That it was not thought worth raising in the US presidential debates is astounding
Nature does not care what we think about it. Indeed, nature does not care about us at all. But we should care about nature. Above all, we should care about nature if our actions are affecting it adversely. Probably the most important way in which we are affecting nature is via the climate. Yet our response is foolish denial and fond hope. Nature will not be impressed.

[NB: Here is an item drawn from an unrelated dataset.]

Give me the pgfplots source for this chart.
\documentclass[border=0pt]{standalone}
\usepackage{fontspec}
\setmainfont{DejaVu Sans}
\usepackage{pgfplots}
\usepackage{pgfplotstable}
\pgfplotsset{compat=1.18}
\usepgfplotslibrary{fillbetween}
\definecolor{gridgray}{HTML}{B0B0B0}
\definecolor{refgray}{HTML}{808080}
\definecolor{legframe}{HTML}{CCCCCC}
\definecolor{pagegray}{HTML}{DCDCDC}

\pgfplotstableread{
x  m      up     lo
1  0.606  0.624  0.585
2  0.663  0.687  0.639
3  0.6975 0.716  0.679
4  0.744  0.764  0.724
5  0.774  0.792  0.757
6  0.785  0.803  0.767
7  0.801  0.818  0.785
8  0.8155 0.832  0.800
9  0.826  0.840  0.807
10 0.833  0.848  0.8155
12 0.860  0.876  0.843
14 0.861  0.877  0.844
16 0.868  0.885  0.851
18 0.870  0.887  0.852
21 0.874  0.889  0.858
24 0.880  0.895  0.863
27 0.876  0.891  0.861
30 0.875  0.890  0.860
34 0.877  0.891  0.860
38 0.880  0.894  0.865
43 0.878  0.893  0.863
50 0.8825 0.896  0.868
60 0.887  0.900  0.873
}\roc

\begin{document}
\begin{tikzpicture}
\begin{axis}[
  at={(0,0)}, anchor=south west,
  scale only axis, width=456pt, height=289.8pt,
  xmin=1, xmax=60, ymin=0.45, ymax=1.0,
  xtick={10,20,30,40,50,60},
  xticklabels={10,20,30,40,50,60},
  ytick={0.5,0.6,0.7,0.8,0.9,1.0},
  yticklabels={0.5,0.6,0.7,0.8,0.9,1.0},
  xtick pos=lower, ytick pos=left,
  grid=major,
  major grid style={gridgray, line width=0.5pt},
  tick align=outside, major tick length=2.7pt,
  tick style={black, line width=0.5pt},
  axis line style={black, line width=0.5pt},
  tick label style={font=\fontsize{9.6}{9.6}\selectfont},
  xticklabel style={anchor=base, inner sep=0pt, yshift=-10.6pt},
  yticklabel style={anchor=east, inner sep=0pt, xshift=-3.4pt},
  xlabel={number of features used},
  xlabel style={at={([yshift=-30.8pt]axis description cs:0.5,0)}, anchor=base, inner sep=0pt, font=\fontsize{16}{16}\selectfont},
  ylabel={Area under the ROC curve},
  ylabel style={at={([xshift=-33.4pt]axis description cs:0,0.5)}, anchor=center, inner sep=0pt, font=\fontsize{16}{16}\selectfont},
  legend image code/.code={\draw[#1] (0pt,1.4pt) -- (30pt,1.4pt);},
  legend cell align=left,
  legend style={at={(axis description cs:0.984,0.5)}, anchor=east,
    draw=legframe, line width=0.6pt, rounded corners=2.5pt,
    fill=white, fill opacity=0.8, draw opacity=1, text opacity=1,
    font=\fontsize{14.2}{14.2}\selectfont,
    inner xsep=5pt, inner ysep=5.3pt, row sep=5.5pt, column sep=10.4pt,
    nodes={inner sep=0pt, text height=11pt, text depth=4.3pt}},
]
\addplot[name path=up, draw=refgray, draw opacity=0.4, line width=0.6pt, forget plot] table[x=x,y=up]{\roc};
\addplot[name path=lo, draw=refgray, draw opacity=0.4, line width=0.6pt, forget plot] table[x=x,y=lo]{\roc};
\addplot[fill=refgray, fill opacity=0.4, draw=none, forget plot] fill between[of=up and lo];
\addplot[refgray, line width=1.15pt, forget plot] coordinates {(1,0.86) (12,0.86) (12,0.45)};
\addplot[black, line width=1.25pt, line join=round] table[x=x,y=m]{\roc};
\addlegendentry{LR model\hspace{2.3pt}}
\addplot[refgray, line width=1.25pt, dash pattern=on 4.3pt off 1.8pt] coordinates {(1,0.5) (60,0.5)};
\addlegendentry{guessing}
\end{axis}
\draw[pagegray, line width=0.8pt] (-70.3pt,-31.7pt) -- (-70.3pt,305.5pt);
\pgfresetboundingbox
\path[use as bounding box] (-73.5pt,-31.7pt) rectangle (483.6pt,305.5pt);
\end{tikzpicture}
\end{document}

What nature is doing at present is heating the planet. Of this no serious doubt remains. The global warming “pause” of 1998-2013 is definitively over. Even before recent temperature rises to the highest on record, the notion of a pause was absurd. In 1998 there was a strong El Niño — a feature of which is high global temperatures. What was remarkable is that the years after 1998 remained so hot.
Both
 last year and this one, with another strong El Niño, temperatures have 
hit records. A straight line between the peaks of January 1958 and 
February 2016 lies above the temperature in all intervening months. The 
same is true for a line drawn between March 1990 and February 2016. 

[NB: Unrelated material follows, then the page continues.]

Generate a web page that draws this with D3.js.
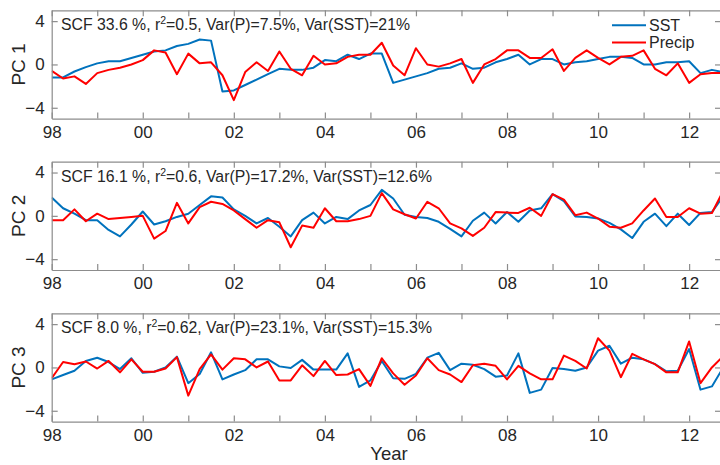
<!DOCTYPE html>
<html>
<head>
<meta charset="utf-8">
<script src="https://d3js.org/d3.v7.min.js"></script>
<style>
  html, body { margin: 0; padding: 0; background: #fff; }
  svg { font-family: 'Liberation Sans', Arial, Helvetica, sans-serif; }
</style>
</head>
<body>
<div id="chart"></div>
<script>
// quarterly PC time series, 1998 Q1 .. 2012 Q4
const startYear = 1998
const nQuarters = 60

const sstPC1 = [-1.2,-1.2,-0.65,-0.25,0.1,0.3,0.3,0.6,0.9,1.2,1.3,1.7,1.9,2.3,2.2,-2.5,-2.4,-1.9,-1.4,-0.9,
  -0.4,-0.5,-0.5,-0.3,0.4,0.3,0.9,0.5,1.0,1.0,-1.7,-1.4,-1.1,-0.8,-0.4,-0.3,0.1,-0.4,-0.3,0.2,
  0.5,0.9,0.0,0.5,0.5,0.0,0.2,0.3,0.5,0.7,0.7,0.6,0.0,0.0,0.2,0.2,0.3,-0.8,-0.5,-0.7]
const precipPC1 = [-0.6,-1.3,-1.1,-1.8,-0.8,-0.5,-0.3,0.0,0.4,1.3,1.1,-0.9,1.0,0.1,0.2,-1.0,-3.3,-0.7,0.2,-0.6,
  1.2,-0.4,-1.0,0.8,0.0,0.1,0.7,0.9,0.9,2.0,-0.1,-1.0,1.5,0.0,-0.2,0.1,0.5,-1.7,0.0,0.5,
  1.3,1.3,0.6,0.6,1.4,-0.6,0.6,1.3,0.6,0.0,0.7,0.8,1.3,-0.4,-1.0,0.1,-1.7,-0.9,-0.8,-0.8]

const sstPC2 = [1.7,0.7,0.2,-0.4,-0.4,-1.3,-1.9,-0.8,0.4,-0.8,-0.5,-0.1,0.2,1.0,1.8,1.7,0.6,0.0,-0.7,-0.2,
  -1.0,-1.9,-0.4,0.3,-0.7,-0.1,-0.3,0.5,1.0,2.4,1.6,0.1,-0.1,-0.2,-0.55,-1.2,-1.9,-0.45,0.3,-0.7,
  0.35,-0.55,0.5,0.7,2.0,1.35,-0.05,-0.1,-0.25,-0.65,-1.25,-2.05,-0.55,0.2,-0.95,0.2,-0.85,0.27,0.35,1.8]
const precipPC2 = [-0.4,-0.4,0.6,-0.5,0.2,-0.3,-0.2,-0.1,0.0,-2.1,-1.4,1.2,-0.7,0.8,1.3,1.1,0.5,-0.3,-1.1,-0.4,
  -0.6,-2.9,-0.9,-1.1,0.7,-0.5,-0.5,-0.3,0.0,2.1,0.6,0.15,-0.25,1.3,0.7,-0.7,-1.15,-1.85,-1.1,0.35,
  0.3,0.27,0.75,0.0,2.0,1.5,0.06,0.3,-0.25,-1.0,-1.1,-0.7,0.5,1.6,-0.1,-0.1,0.7,0.2,0.27,2.3]

const sstPC3 = [-1.1,-0.7,-0.3,0.6,0.9,0.5,-0.15,0.85,-0.5,-0.4,0.0,1.0,-1.45,-0.6,1.4,-1.1,-0.65,-0.25,0.75,0.75,
  0.1,-0.05,0.7,-0.2,-0.2,-0.2,1.3,-1.8,-1.2,0.6,-1.0,-1.05,-0.6,0.9,1.35,-0.25,0.35,0.25,-0.15,-0.85,
  -0.75,1.3,-2.35,-2.05,-0.05,-0.15,-0.3,0.0,1.55,2.0,0.35,0.9,0.75,0.3,-0.35,-0.3,1.7,-2.05,-1.75,0.0]
const precipPC3 = [-1.0,0.5,0.3,0.55,-0.1,0.6,-0.45,0.75,-0.4,-0.4,-0.1,0.95,-2.6,-0.15,1.2,-0.2,0.85,0.75,0.0,0.55,
  -1.2,-1.2,0.2,-0.8,0.6,-0.7,-0.65,-0.15,-1.7,0.85,-0.55,-1.6,-0.75,0.85,-0.25,-0.65,-1.35,0.2,0.35,0.15,
  -1.1,0.15,-0.55,-1.1,-1.1,1.1,0.6,-0.1,2.7,1.55,-0.9,1.25,0.75,0.3,-0.45,-0.45,2.4,-1.45,0.0,1.05]

const pcNames = ['PC 1', 'PC 2', 'PC 3']
const scfValues = ['33.6', '16.1', '8.0']
const r2Values = ['0.5', '0.6', '0.62']
const varPValues = ['7.5', '17.2', '23.1']
const varSSTValues = ['21', '12.6', '15.3']

const xTickYears = [1998,1999,2000,2001,2002,2003,2004,2005,2006,2007,2008,2009,2010,2011,2012]
const yTickValues = [-4, 0, 4]
const seriesNames = ['SST', 'Precip']

const sstSeries = [sstPC1, sstPC2, sstPC3]
const precipSeries = [precipPC1, precipPC2, precipPC3]

const quarters = d3.range(nQuarters).map(i => startYear + i / 4)

const W = 720, H = 465
const blue = '#0072BD', red = '#FF0000'
const axisGrey = '#8c8c8c', textCol = '#262626'

const svg = d3.select('#chart').append('svg')
  .attr('width', W).attr('height', H)

const x = d3.scaleLinear().domain([1998, 2012.7]).range([51.7, 721])
const panelTop = [10.3, 161.7, 313.3]
const panelH = 108.3

const line = y => d3.line().x((d, i) => x(quarters[i])).y(d => y(d))

panelTop.forEach((top, p) => {
  const y = d3.scaleLinear().domain([-5, 5]).range([top + panelH, top])
  const g = svg.append('g')

  // clip area for the lines
  g.append('clipPath').attr('id', 'clip' + p)
    .append('rect')
    .attr('x', x.range()[0]).attr('y', top)
    .attr('width', x.range()[1] - x.range()[0]).attr('height', panelH)

  const lines = g.append('g').attr('clip-path', `url(#clip${p})`)
  lines.append('path').datum(sstSeries[p])
    .attr('d', line(y)).attr('fill', 'none')
    .attr('stroke', blue).attr('stroke-width', 2).attr('stroke-linejoin', 'round')
  lines.append('path').datum(precipSeries[p])
    .attr('d', line(y)).attr('fill', 'none')
    .attr('stroke', red).attr('stroke-width', 2).attr('stroke-linejoin', 'round')

  // axes (ticks pointing inwards, box all around)
  const fmt = d => (d % 2 === 0 ? String(d).slice(2) : '')
  const axB = g.append('g').attr('transform', `translate(0,${top + panelH})`)
    .call(d3.axisBottom(x).tickValues(xTickYears).tickFormat(fmt).tickSizeInner(-6).tickSizeOuter(0).tickPadding(7))
  const axT = g.append('g').attr('transform', `translate(0,${top})`)
    .call(d3.axisTop(x).tickValues(xTickYears).tickFormat('').tickSizeInner(-6).tickSizeOuter(0))
  const axL = g.append('g').attr('transform', `translate(${x.range()[0]},0)`)
    .call(d3.axisLeft(y).tickValues(yTickValues).tickSizeInner(-6).tickSizeOuter(0).tickPadding(7))
  const axR = g.append('g').attr('transform', `translate(${x.range()[1]},0)`)
    .call(d3.axisRight(y).tickValues(yTickValues).tickFormat('').tickSizeInner(-6).tickSizeOuter(0))

  ;[axB, axT, axL, axR].forEach(a => {
    a.select('.domain').attr('stroke', axisGrey).attr('stroke-width', 1.2)
    a.selectAll('.tick line').attr('stroke', axisGrey).attr('stroke-width', 1.2)
    a.selectAll('text').attr('fill', textCol).attr('font-size', '17px')
      .attr('font-family', "'Liberation Sans', Arial, Helvetica, sans-serif")
  })

  // y label
  g.append('text')
    .attr('transform', `translate(25,${top + panelH / 2}) rotate(-90)`)
    .attr('text-anchor', 'middle')
    .attr('font-size', '19px').attr('fill', textCol)
    .text(pcNames[p])

  // stats text
  const t = g.append('text')
    .attr('x', 61).attr('y', top + 20)
    .attr('font-size', '15.8px').attr('fill', textCol)
  t.append('tspan').text(`SCF ${scfValues[p]} %, r`)
  t.append('tspan').attr('font-size', '10.5px').attr('dy', -6).text('2')
  t.append('tspan').attr('dy', 6).text(`=${r2Values[p]}, Var(P)=${varPValues[p]}%, Var(SST)=${varSSTValues[p]}%`)
})

// legend
const leg = svg.append('g')
;[blue, red].forEach((c, i) => {
  const ly = 25.2 + i * 17.2
  leg.append('line').attr('x1', 612).attr('x2', 646).attr('y1', ly).attr('y2', ly)
    .attr('stroke', c).attr('stroke-width', 2)
  leg.append('text').attr('x', 649).attr('y', ly + 5.3)
    .attr('font-size', '16px').attr('fill', textCol).text(seriesNames[i])
})

// x label
svg.append('text')
  .attr('x', 389).attr('y', 460)
  .attr('text-anchor', 'middle')
  .attr('font-size', '18.5px').attr('fill', textCol)
  .text('Year')
</script>
</body>
</html>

Twelve-month and 60-month moving averages give a similar picture. No 
slowdown in underlying rates of temperature rises is happening. After 
this El Niño another purported pause might occur — but probably at a 
higher average level than during the previous one. (See charts.)

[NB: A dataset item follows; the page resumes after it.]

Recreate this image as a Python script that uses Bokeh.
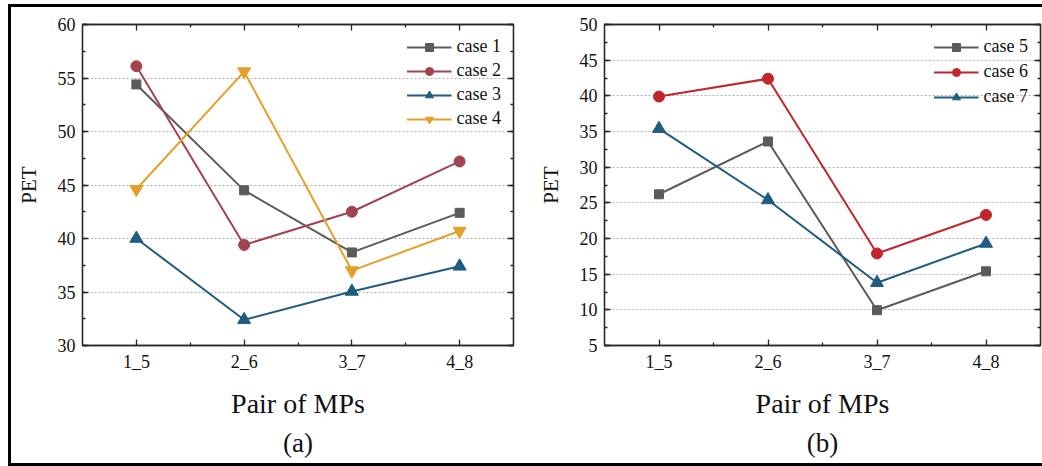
from bokeh.plotting import figure
from bokeh.models import Range1d, SingleIntervalTicker, FixedTicker, LinearAxis, Title
from bokeh.layouts import row
from bokeh.embed import file_html
from bokeh.resources import INLINE

# ---- data ----
pairs = ["1_5", "2_6", "3_7", "4_8"]
case1 = [54.4, 44.5, 38.7, 42.4]
case2 = [56.1, 39.4, 42.5, 47.2]
case3 = [40.0, 32.4, 35.05, 37.4]
case4 = [44.6, 55.6, 37.0, 40.7]
case5 = [26.2, 33.6, 9.95, 15.4]
case6 = [39.9, 42.4, 17.9, 23.3]
case7 = [35.4, 25.4, 13.8, 19.3]
labels_a = ["case 1", "case 2", "case 3", "case 4"]
labels_b = ["case 5", "case 6", "case 7"]
y_range_a = (30, 60)
y_range_b = (5, 50)
x_title = "Pair of MPs"
y_title = "PET"

FONT = "Liberation Serif"
AX = "#262626"

xs = list(range(1, len(pairs) + 1))
minor_x = [x + 0.5 for x in xs[:-1]]
overrides = {x: lab for x, lab in zip(xs, pairs)}


def style_axis(ax):
    ax.axis_line_color = AX
    ax.axis_line_width = 1.3
    ax.major_tick_line_color = AX
    ax.minor_tick_line_color = AX
    ax.major_tick_line_width = 1.3
    ax.minor_tick_line_width = 1.3
    ax.major_tick_in = 6
    ax.major_tick_out = 0
    ax.minor_tick_in = 3
    ax.minor_tick_out = 0
    ax.major_label_text_font = FONT
    ax.major_label_text_font_size = "18px"
    ax.major_label_text_color = "#111111"
    ax.axis_label_text_font = FONT
    ax.axis_label_text_font_style = "normal"
    ax.axis_label_text_color = "#111111"


def panel(series, names, colors, markers, sizes, yr, caption, w, mbl, mbr, mbb,
          spacing, xlab_standoff):
    p = figure(width=w, height=456, output_backend="svg", toolbar_location=None,
               x_range=Range1d(xs[0] - 0.5, xs[-1] + 0.5), y_range=Range1d(*yr),
               min_border_left=mbl, min_border_right=mbr, min_border_top=17,
               min_border_bottom=mbb)
    p.outline_line_color = AX
    p.outline_line_width = 1.3
    p.xgrid.visible = False
    yt = SingleIntervalTicker(interval=5, num_minor_ticks=2)
    p.yaxis.ticker = yt
    p.ygrid.ticker = yt
    p.ygrid.grid_line_color = "#b0b0b0"
    p.ygrid.grid_line_dash = "2 2"
    p.ygrid.grid_line_width = 1
    p.xaxis.ticker = FixedTicker(ticks=xs, minor_ticks=minor_x)
    p.xaxis.major_label_overrides = overrides
    for ax in p.xaxis + p.yaxis:
        style_axis(ax)
    p.xaxis.axis_label = x_title
    p.xaxis.axis_label_text_font_size = "28px"
    p.xaxis.major_label_standoff = 6
    p.xaxis.axis_label_standoff = xlab_standoff
    p.yaxis.axis_label = y_title
    p.yaxis.axis_label_text_font_size = "21px"
    p.yaxis.major_label_standoff = 7
    p.yaxis.axis_label_standoff = 14

    top = LinearAxis(ticker=FixedTicker(ticks=xs, minor_ticks=minor_x))
    right = LinearAxis(ticker=SingleIntervalTicker(interval=5, num_minor_ticks=2))
    for ax in (top, right):
        style_axis(ax)
        ax.major_label_text_font_size = "0px"
        ax.major_label_text_color = None
        ax.major_label_standoff = 0
    p.add_layout(top, "above")
    p.add_layout(right, "right")

    for ys, nm, c, m, s in zip(series, names, colors, markers, sizes):
        p.line(xs, ys, line_color=c, line_width=2, legend_label=nm)
        p.scatter(xs, ys, marker=m, size=s, fill_color=c, line_color=c, legend_label=nm)

    lg = p.legend[0]
    lg.location = "top_right"
    lg.glyph_width = 45
    lg.glyph_height = 20
    lg.label_height = 20
    lg.spacing = spacing
    lg.label_standoff = 5
    lg.padding = 8
    lg.margin = 12
    lg.border_line_color = None
    lg.background_fill_alpha = 0
    lg.label_text_font = FONT
    lg.label_text_font_size = "18px"
    lg.label_text_color = "#111111"

    p.add_layout(Title(text=caption, align="center", text_font=FONT,
                       text_font_size="27px", text_font_style="normal",
                       text_color="#111111", standoff=8), "below")
    return p


p1 = panel([case1, case2, case3, case4], labels_a,
           ["#5b5b5b", "#a3434f", "#1f5c80", "#e5a02c"],
           ["square", "circle", "triangle", "inverted_triangle"],
           [9, 11, 13, 13], y_range_a, "(a)", 509, 71, 7, 118, 3, 13)
p2 = panel([case5, case6, case7], labels_b,
           ["#5b5b5b", "#c0262b", "#1f5c80"],
           ["square", "circle", "triangle"],
           [9, 11, 13], y_range_b, "(b)", 522, 84, 2, 114, 4, 13)

layout = row(p1, p2, styles={"border-left": "3px solid black",
                             "border-top": "3px solid black",
                             "border-bottom": "3px solid black",
                             "margin-left": "8px", "margin-top": "4px"})

open("out.html", "w").write(file_html(layout, INLINE))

Just as the world is hitting peak temperatures (relative to 
the 1951-80 average and pre-industrial levels), so is it hitting peak 
concentrations of carbon dioxide in the atmosphere. This year, the 
global average will almost certainly pass 400 parts per million, which 
is more than 40 per cent above pre-industrial levels. Given the 
well-known physics of the greenhouse effect, the causal relationship 
between the rising concentrations of greenhouse gases and consistently 
rising temperatures is at the very least overwhelmingly plausible.
Finally,
 we also know that the rise in concentrations of carbon dioxide are sure
 to continue, and for a long time. This is because emissions have 
themselves continue to rise, despite the talk about bringing them under 
control. So not only are the stocks of carbon dioxide continuing to rise
 but even the emission flows from human activities. 
It is a remarkable fact that, given these simple truths, the question of climate change was barely addressed in the US presidential debates.
 This is not because it cannot matter. It is not because the candidates 
do not disagree. It is because few wish to think about the implications 
of these realities.
The two dominant responses to the evident reality of climate risks are denial. But they are very different forms of denial. I think of them as “denial major” and “denial minor”. 
“Denial
 major” comes from the right. It starts from two facts and one 
supposition. Fact one is that many of the people who take climate change
 seriously are very suspicious of — if not downright hostile to — the 
market economy. Fact two is that climate change implies a costly global 
spillover from market-driven economic activity. The supposition is that 
doing anything to mitigate climate change must entail massive 
interference in the market economy and impose large economic costs. 
The
 natural conclusion is that the idea of man-made climate change has to 
be fraudulent because the possibility of its truth is too painful to 
contemplate. It would be possible for those who want no action to agree,
 instead, that climate change is true but not worth any action. The 
drawback of this is that it would force a discussion about why doing 
nothing makes sense.
“Denial minor” comes from those who recognise the evident 
dangers but argue that tackling climate change effectively is a 
relatively low-cost and simple challenge. This, too, is implausible. 
Even if, as some argue, the technologies needed to sustain economic 
growth while progressively eliminating carbon emissions are either here 
or arriving at ever-falling cost, the political, social and economic 
challenge of delivering a decisive break in these trends is daunting. It
 is too easy to get away with applauding what are in fact little more 
than gestures in the direction of tackling climate risks as if they are 
the real thing. 
The much-praised Paris agreement
 of December 2015 is not only toothless but would fall far short even of
 keeping temperature rises below 2C, let alone below the 1.5C thought 
more desirable. This has to be a global effort of appropriate scale and 
urgency. Otherwise nothing relevant would change.
“Denial
 major” guarantees failure. It is what a President Donald Trump would 
take with him into the White House. Under him, the US would presumably 
abandon the modest steps taken under President Barack Obama. But the US 
is not just the world’s second-largest emitter; it is one of the biggest
 emitters per head. Without the US, the effort to reduce climate risks 
would be dead. That this was not thought worth even raising in the 
debates is astounding.
A President Hillary Clinton would 
not be guilty of “denial major” but is likely to indulge in “denial 
minor”, substituting modest gestures for policies able to bring credible
 change. 
Indeed, without at least a start on carbon 
pricing and a determination to develop technologies far faster, the 
necessary shift in trends could not happen in time. The world would then
 have to adapt to the consequences of climate shifts it did not have the
 capacity to mitigate. 
It is impossible to have just a 
US climate policy or a Chinese climate policy. It has to be a global 
policy. Much has changed in attitudes since the UK government published 
the Stern review
 a decade ago. But little has yet altered on the ground. Only if we 
collectively recognise and act upon the realities right now is anything 
much likely to change. On this, I remain pessimistic.